I was a bit surprised by the way the Prussian army carried out the assault. The attack took place with 4 brigades (24 battalions) against 4 Danish brigades (16 battalions), i.e. by no means disproportionate superiority for an assault of this kind. Admittedly, the Danes had been greatly worn down by artillery fire but so, for that matter, had the Russians at Sevastopol, and to an even greater extent.[7] However, the fact that in 20 minutes the Prussians took the first 6 field-works and then, in 2 hours—N.B. without orders, for the worthy prince[8] wanted to call it a day—the whole peninsula[9] including the bridgehead, and inflicted losses of 5,000 on approximately 13,000 Danes, is more than one might have credited the fellows with. You will, by the way, remember that I have always said Prussian fire-arms—rifles as well as guns—were the best in the world, and that has been borne out here. On the other hand, the conference will soon reveal what marionettes their diplomats are. What with Russia, Boustrapa,[10] and Palmerston, aided and abetted by the 'grand' policy of Bismarck, the 'fall' that follows after pride can hardly be long in coming. But how about money? After all, the 22 millions from the public treasury and the railway loan of 6 millions must have been squandered by now, and what then?

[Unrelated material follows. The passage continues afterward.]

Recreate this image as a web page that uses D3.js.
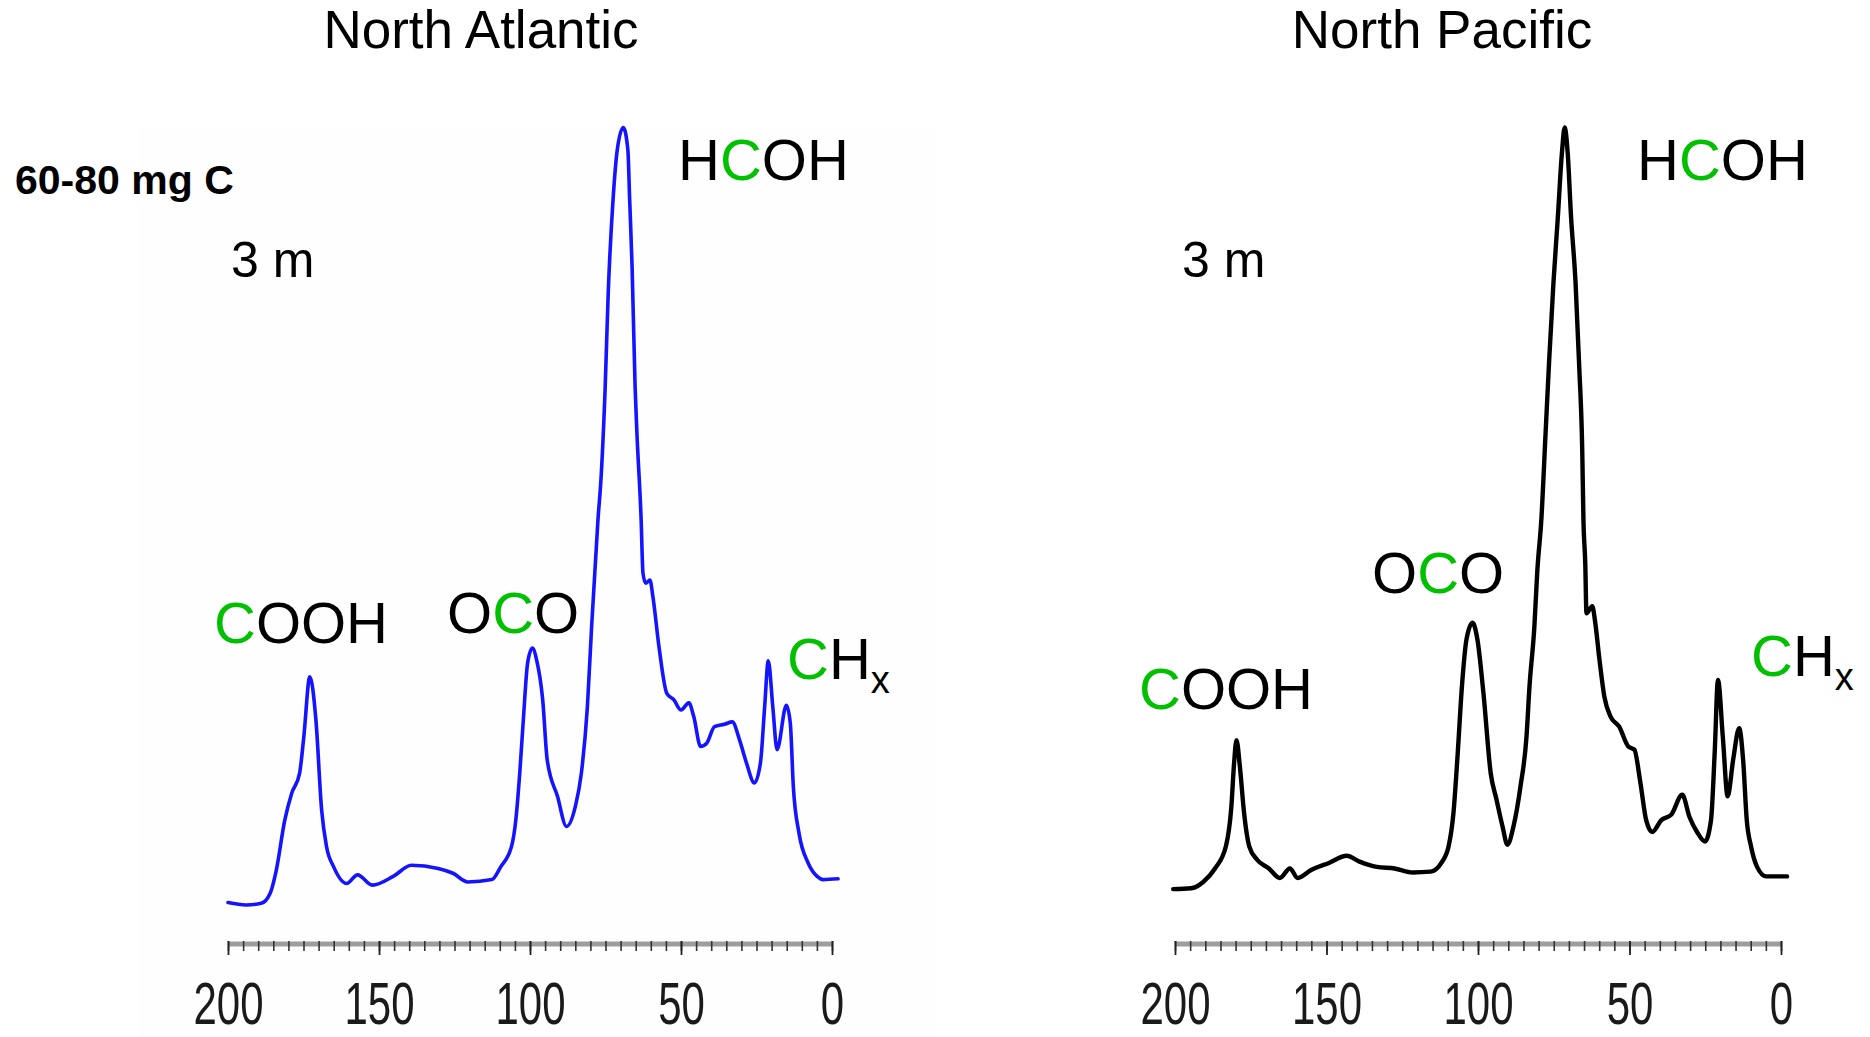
<!DOCTYPE html>
<html>
<head>
<meta charset="utf-8">
<script src="https://cdn.jsdelivr.net/npm/d3@7"></script>
<style>
  html, body { margin: 0; padding: 0; background: #fff; }
  svg { display: block; }
  text { font-family: "Liberation Sans", Arial, Helvetica, sans-serif; }
</style>
</head>
<body>
<svg id="chart" width="1870" height="1037"></svg>
<script>
// 13C NMR spectra of surface-water organic matter.
// Each point: [chemical shift (ppm), relative intensity (% of tallest peak)]
const atlanticSpectrum = [
  [200,2.2],[194,1.9],[189,2.1],[186,3.4],[184,6.3],[181.2,12.6],[178.9,16.0],[176.3,18.5],
  [174.9,23.1],[172.9,30.7],[170.9,25.3],[169.0,13.9],[167.4,9.3],[165.0,6.7],[160.7,4.6],
  [157.1,5.7],[152.2,4.4],[145.3,5.5],[139.3,6.9],[130.4,6.5],[125.5,5.9],[120.6,4.8],
  [112.6,5.1],[109.7,6.7],[106.1,9.3],[104.7,12.6],[103.4,18.5],[102.2,25.3],[100.8,32.4],
  [99.2,34.3],[97.8,32.8],[95.8,27.8],[94.3,20.2],[90.9,15.6],[87.9,11.8],[85.0,14.3],
  [83.0,18.5],[81.0,26.9],[79.6,37.0],[77.5,50.5],[76.5,55.6],[75.1,67.3],[74.1,79.1],
  [72.5,90.9],[71.1,97.2],[69.1,100],[67.6,97.2],[67.0,90.9],[66.2,82.5],[65.2,67.3],
  [64.6,61.5],[63.2,50.5],[62.6,43.8],[61.7,42.5],[60.3,42.9],[59.3,40.8],[57.3,34.5],
  [54.7,28.6],[52.4,27.8],[50.0,26.5],[47.4,27.4],[45.8,25.7],[43.5,21.9],[41.5,22.3],
  [38.9,24.4],[35.6,24.7],[33.0,25.0],[30.6,22.7],[28.3,19.8],[25.7,17.3],[23.7,19.8],
  [22.3,26.9],[21.1,32.7],[19.6,26.9],[18.2,21.5],[15.1,27.1],[13.8,24.8],[12.8,16.8],
  [10.9,10.9],[7.9,7.2],[4.9,5.5],[3.0,5.1],[-2.0,5.2]
];

const pacificSpectrum = [
  [200.6,3.9],[194.7,4.0],[190.7,4.8],[186.8,6.5],[183.2,9.3],[181.4,14.3],[180.5,19.8],
  [179.7,22.7],[178.6,19.4],[177.2,13.5],[175.5,9.3],[172.9,7.6],[169.0,6.5],[165.4,5.3],
  [162.1,6.5],[159.5,5.3],[155.1,6.3],[149.2,7.2],[143.3,8.1],[139.3,7.4],[133.4,6.7],
  [127.5,6.5],[121.5,6.0],[115.6,6.1],[112.1,7.2],[109.7,9.3],[108.1,13.5],[106.7,21.0],
  [105.3,29.5],[103.8,35.4],[101.8,37.5],[100.2,35.4],[98.2,28.6],[95.8,18.5],[93.9,15.2],
  [91.9,11.8],[90.3,9.5],[88.3,11.8],[86.0,16.8],[84.0,23.1],[83.0,29.5],[81.4,37.0],
  [80.4,44.2],[79.1,50.5],[77.7,61.4],[76.5,70.7],[75.1,80.4],[73.7,88.4],[72.3,96.8],
  [71.4,100],[70.4,96.8],[69.3,88.8],[67.8,80.4],[66.6,69.9],[65.6,59.3],[65.2,50.5],
  [64.6,45.0],[64.2,38.7],[62.3,39.6],[61.3,37.5],[59.9,32.8],[58.3,28.2],[56.3,25.7],
  [53.4,24.4],[50.4,21.9],[48.4,21.5],[46.4,17.3],[44.5,12.6],[42.5,11.1],[39.5,12.6],
  [36.2,13.3],[32.6,15.8],[30.2,13.0],[27.7,11.1],[25.1,9.9],[23.1,12.6],[21.9,21.0],
  [20.8,30.3],[19.2,23.1],[17.6,15.6],[15.8,20.2],[13.8,24.2],[12.5,20.2],[11.3,12.6],
  [9.9,9.3],[7.9,6.7],[4.9,5.5],[-2.0,5.5]
];

const shiftTicks = [200, 150, 100, 50, 0];
const minorTicks = d3.range(0, 201, 5);
const panelTitles = ["North Atlantic", "North Pacific"];
const depthLabel = "3 m";
const massLabel = "60-80 mg C";

// Functional-group labels; the carbon being assigned is flagged with c:true
const groupHCOH = [{t:"H"}, {t:"C", c:true}, {t:"OH"}];
const groupCOOH = [{t:"C", c:true}, {t:"OOH"}];
const groupOCO  = [{t:"O"}, {t:"C", c:true}, {t:"O"}];
const groupCHx  = [{t:"C", c:true}, {t:"H"}, {t:"x", sub:true}];

const GREEN = "#00c000";
const svg = d3.select("#chart");

// very faint plate behind the left spectrum
svg.append("rect")
  .attr("x", 140).attr("y", 127)
  .attr("width", 795).attr("height", 910)
  .attr("fill", "#fefefe");

const y = d3.scaleLinear().domain([0, 100]).range([920, 127.5]);

const panels = [
  {
    data: atlanticSpectrum, range: [228, 832], color: "#1414ff", strokeWidth: 3.6,
    title: panelTitles[0], titleX: 481, depthX: 231,
    labels: [
      {parts: groupHCOH, x: 678, y: 180},
      {parts: groupCOOH, x: 214, y: 643},
      {parts: groupOCO,  x: 447, y: 633},
      {parts: groupCHx,  x: 787, y: 679}
    ]
  },
  {
    data: pacificSpectrum, range: [1175, 1781], color: "#000000", strokeWidth: 4.4,
    title: panelTitles[1], titleX: 1442, depthX: 1182,
    labels: [
      {parts: groupHCOH, x: 1637, y: 180},
      {parts: groupCOOH, x: 1139, y: 709},
      {parts: groupOCO,  x: 1372, y: 593},
      {parts: groupCHx,  x: 1751, y: 676}
    ]
  }
];

panels.forEach(p => {
  const x = d3.scaleLinear().domain([200, 0]).range(p.range);

  // minor ticks plus the grey axis band
  const minorAxis = d3.axisBottom(x).tickValues(minorTicks).tickSize(10)
    .tickSizeOuter(0).tickFormat("");
  const gMinor = svg.append("g").attr("transform", "translate(0,941)").call(minorAxis);
  gMinor.select(".domain")
    .attr("stroke", "#9d9d9d").attr("stroke-width", 5)
    .attr("transform", "translate(0,2.5)");
  gMinor.selectAll(".tick line").attr("stroke", "#333").attr("stroke-width", 1.6);

  // major ticks with labels
  const majorAxis = d3.axisBottom(x).tickValues(shiftTicks).tickSize(14).tickSizeOuter(0);
  const gMajor = svg.append("g").attr("transform", "translate(0,941)").call(majorAxis);
  gMajor.select(".domain").remove();
  gMajor.selectAll(".tick line").attr("stroke", "#222").attr("stroke-width", 1.8);
  gMajor.selectAll(".tick text")
    .attr("y", 83).attr("dy", null)
    .attr("fill", "#1a1a1a")
    .attr("font-size", 60)
    .attr("font-family", "'Liberation Sans', Arial, sans-serif")
    .attr("transform", "scale(0.7,1)");

  // spectrum trace
  const line = d3.line()
    .x(d => x(d[0]))
    .y(d => y(d[1]))
    .curve(d3.curveMonotoneX);
  svg.append("path")
    .datum(p.data)
    .attr("d", line)
    .attr("fill", "none")
    .attr("stroke", p.color)
    .attr("stroke-width", p.strokeWidth)
    .attr("stroke-linejoin", "round")
    .attr("stroke-linecap", "round");

  // title and depth
  svg.append("text")
    .attr("x", p.titleX).attr("y", 48)
    .attr("text-anchor", "middle")
    .attr("font-size", 53)
    .attr("fill", "#000")
    .text(p.title);
  svg.append("text")
    .attr("x", p.depthX).attr("y", 277)
    .attr("font-size", 50)
    .attr("fill", "#000")
    .text(depthLabel);

  // functional-group labels
  p.labels.forEach(l => {
    const t = svg.append("text")
      .attr("x", l.x).attr("y", l.y)
      .attr("font-size", 58);
    l.parts.forEach(part => {
      const s = t.append("tspan")
        .attr("fill", part.c ? GREEN : "#000")
        .text(part.t);
      if (part.sub) s.attr("font-size", 38).attr("dy", 14);
    });
  });
});

svg.append("text")
  .attr("x", 15).attr("y", 194)
  .attr("font-size", 41)
  .attr("font-weight", "bold")
  .attr("fill", "#000")
  .text(massLabel);
</script>
</body>
</html>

I shall descend on you one of these Friday evenings but not, of course, without writing to you first.
Write soon, and give my regards to the FAMILY.
Your
F. E.
- ↑ On 12 March 1864 Marx came to stay with Engels in Manchester for a few days to tell him about his trip to Germany and Holland (see Note 561).
- ↑ See this volume, p. 516.
- ↑ a shining light
- ↑ Not everyone who wants can be a Soulouque (Victor Hugo, Napoleon le Petit, paraphrased).
- ↑ An allusion to France's annexation of Savoy and Nice under a treaty she concluded with the Kingdom of Sardinia in Turin in 1860. In keeping with that treaty, plebiscites were held in Savoy and Nice in April to create the illusion of a voluntary merger.
- ↑ The Danish stronghold of Düppel (Dybbøl) in Schleswig was stormed and captured by Prussian troops on 18 April 1864, in the course of the war that Prussia and Austria were waging against Denmark (see Note 572).
- ↑ Engels means the defence of Sebastopol in the Crimean war of 1853-56.
- ↑ Friedrich Karl of Prussia
- ↑ Sundewitt
- ↑ Boustrapa—nickname of Louis Bonaparte, composed of the first syllables of the names of the cities where he staged putsches: Strasbourg (30 October 1836), Boulogne (6 August 1840) and Paris (coup d'état of 2 December 1851, which culminated in the establishment of a Bonapartist dictatorship).